═════ Source material

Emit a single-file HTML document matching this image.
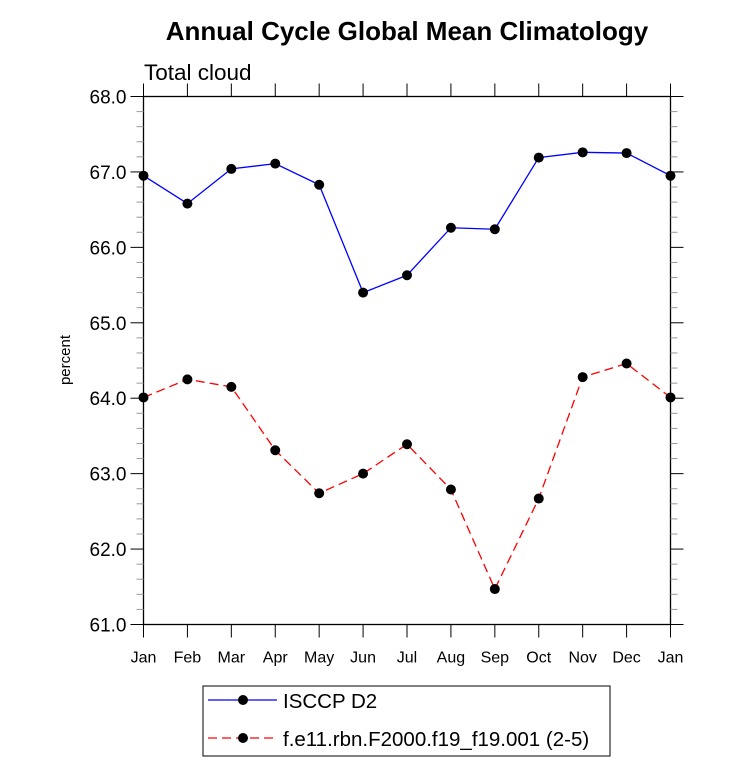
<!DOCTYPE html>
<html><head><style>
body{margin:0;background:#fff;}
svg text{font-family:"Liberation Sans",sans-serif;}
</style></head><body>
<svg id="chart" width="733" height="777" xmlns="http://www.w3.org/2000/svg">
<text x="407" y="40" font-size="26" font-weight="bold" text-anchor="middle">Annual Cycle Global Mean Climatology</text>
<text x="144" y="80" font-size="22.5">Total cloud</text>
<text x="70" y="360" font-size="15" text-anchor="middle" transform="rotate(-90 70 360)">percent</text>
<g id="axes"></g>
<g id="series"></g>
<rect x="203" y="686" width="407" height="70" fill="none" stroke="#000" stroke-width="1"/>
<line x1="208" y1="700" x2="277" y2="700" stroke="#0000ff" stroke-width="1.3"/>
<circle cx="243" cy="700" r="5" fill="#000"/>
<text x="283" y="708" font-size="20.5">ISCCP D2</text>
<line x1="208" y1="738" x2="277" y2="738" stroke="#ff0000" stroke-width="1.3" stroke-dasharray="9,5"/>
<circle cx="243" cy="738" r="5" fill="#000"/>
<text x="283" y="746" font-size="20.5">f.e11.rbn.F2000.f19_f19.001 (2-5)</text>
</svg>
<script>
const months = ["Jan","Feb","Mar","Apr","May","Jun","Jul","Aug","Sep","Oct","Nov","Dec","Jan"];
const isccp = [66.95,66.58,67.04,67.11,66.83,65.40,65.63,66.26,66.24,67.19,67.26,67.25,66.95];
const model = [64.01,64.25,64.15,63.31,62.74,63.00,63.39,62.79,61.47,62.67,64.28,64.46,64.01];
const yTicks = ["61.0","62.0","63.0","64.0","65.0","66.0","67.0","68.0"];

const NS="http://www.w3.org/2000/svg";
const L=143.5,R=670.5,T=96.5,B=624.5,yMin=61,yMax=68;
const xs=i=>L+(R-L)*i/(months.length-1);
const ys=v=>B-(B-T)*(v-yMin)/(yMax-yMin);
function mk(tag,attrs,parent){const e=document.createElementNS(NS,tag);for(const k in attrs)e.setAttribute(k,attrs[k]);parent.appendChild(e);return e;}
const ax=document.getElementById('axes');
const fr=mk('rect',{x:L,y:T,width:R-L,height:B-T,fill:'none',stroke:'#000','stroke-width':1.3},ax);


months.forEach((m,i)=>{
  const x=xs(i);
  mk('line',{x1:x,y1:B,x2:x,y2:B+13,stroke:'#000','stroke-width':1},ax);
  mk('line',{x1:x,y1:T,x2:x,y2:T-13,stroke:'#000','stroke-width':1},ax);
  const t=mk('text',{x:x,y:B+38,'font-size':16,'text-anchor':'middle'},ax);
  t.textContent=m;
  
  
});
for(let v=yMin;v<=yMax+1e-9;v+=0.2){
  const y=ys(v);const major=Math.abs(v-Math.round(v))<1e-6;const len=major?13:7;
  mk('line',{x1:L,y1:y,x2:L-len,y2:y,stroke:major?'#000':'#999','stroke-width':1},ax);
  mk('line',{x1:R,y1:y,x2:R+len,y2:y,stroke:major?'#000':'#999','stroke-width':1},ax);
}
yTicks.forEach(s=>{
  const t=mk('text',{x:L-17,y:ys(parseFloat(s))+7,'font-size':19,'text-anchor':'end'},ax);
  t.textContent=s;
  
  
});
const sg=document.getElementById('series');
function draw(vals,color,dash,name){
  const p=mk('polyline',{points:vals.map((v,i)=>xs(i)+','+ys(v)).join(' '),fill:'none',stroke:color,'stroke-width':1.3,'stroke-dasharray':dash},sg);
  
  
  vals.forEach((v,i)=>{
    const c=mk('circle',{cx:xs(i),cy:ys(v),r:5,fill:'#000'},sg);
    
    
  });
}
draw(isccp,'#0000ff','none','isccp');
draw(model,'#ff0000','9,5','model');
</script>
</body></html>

══════════

All of the data above should be quoted exactly, except for the pictures.

--- Written solution ---
Emit a single-file HTML document matching this image.
<!DOCTYPE html>
<html><head><style>
body{margin:0;background:#fff;}
svg text{font-family:"Liberation Sans",sans-serif;}
</style></head><body>
<svg id="chart" width="733" height="777" xmlns="http://www.w3.org/2000/svg">
<text x="407" y="40" font-size="26" font-weight="bold" text-anchor="middle">Annual Cycle Global Mean Climatology</text>
<text x="144" y="80" font-size="22.5">Total cloud</text>
<text x="70" y="360" font-size="15" text-anchor="middle" transform="rotate(-90 70 360)">percent</text>
<g id="axes"></g>
<g id="series"></g>
<rect x="203" y="686" width="407" height="70" fill="none" stroke="#000" stroke-width="1"/>
<line x1="208" y1="700" x2="277" y2="700" stroke="#0000ff" stroke-width="1.3"/>
<circle cx="243" cy="700" r="5" fill="#000"/>
<text x="283" y="708" font-size="20.5">ISCCP D2</text>
<line x1="208" y1="738" x2="277" y2="738" stroke="#ff0000" stroke-width="1.3" stroke-dasharray="9,5"/>
<circle cx="243" cy="738" r="5" fill="#000"/>
<text x="283" y="746" font-size="20.5">f.e11.rbn.F2000.f19_f19.001 (2-5)</text>
</svg>
<script>
const months = ["Jan","Feb","Mar","Apr","May","Jun","Jul","Aug","Sep","Oct","Nov","Dec","Jan"];
const isccp = [66.95,66.58,67.04,67.11,66.83,65.40,65.63,66.26,66.24,67.19,67.26,67.25,66.95];
const model = [64.01,64.25,64.15,63.31,62.74,63.00,63.39,62.79,61.47,62.67,64.28,64.46,64.01];
const yTicks = ["61.0","62.0","63.0","64.0","65.0","66.0","67.0","68.0"];

const NS="http://www.w3.org/2000/svg";
const L=143.5,R=670.5,T=96.5,B=624.5,yMin=61,yMax=68;
const xs=i=>L+(R-L)*i/(months.length-1);
const ys=v=>B-(B-T)*(v-yMin)/(yMax-yMin);
function mk(tag,attrs,parent){const e=document.createElementNS(NS,tag);for(const k in attrs)e.setAttribute(k,attrs[k]);parent.appendChild(e);return e;}
const ax=document.getElementById('axes');
const fr=mk('rect',{x:L,y:T,width:R-L,height:B-T,fill:'none',stroke:'#000','stroke-width':1.3},ax);


months.forEach((m,i)=>{
  const x=xs(i);
  mk('line',{x1:x,y1:B,x2:x,y2:B+13,stroke:'#000','stroke-width':1},ax);
  mk('line',{x1:x,y1:T,x2:x,y2:T-13,stroke:'#000','stroke-width':1},ax);
  const t=mk('text',{x:x,y:B+38,'font-size':16,'text-anchor':'middle'},ax);
  t.textContent=m;
  
  
});
for(let v=yMin;v<=yMax+1e-9;v+=0.2){
  const y=ys(v);const major=Math.abs(v-Math.round(v))<1e-6;const len=major?13:7;
  mk('line',{x1:L,y1:y,x2:L-len,y2:y,stroke:major?'#000':'#999','stroke-width':1},ax);
  mk('line',{x1:R,y1:y,x2:R+len,y2:y,stroke:major?'#000':'#999','stroke-width':1},ax);
}
yTicks.forEach(s=>{
  const t=mk('text',{x:L-17,y:ys(parseFloat(s))+7,'font-size':19,'text-anchor':'end'},ax);
  t.textContent=s;
  
  
});
const sg=document.getElementById('series');
function draw(vals,color,dash,name){
  const p=mk('polyline',{points:vals.map((v,i)=>xs(i)+','+ys(v)).join(' '),fill:'none',stroke:color,'stroke-width':1.3,'stroke-dasharray':dash},sg);
  
  
  vals.forEach((v,i)=>{
    const c=mk('circle',{cx:xs(i),cy:ys(v),r:5,fill:'#000'},sg);
    
    
  });
}
draw(isccp,'#0000ff','none','isccp');
draw(model,'#ff0000','9,5','model');
</script>
</body></html>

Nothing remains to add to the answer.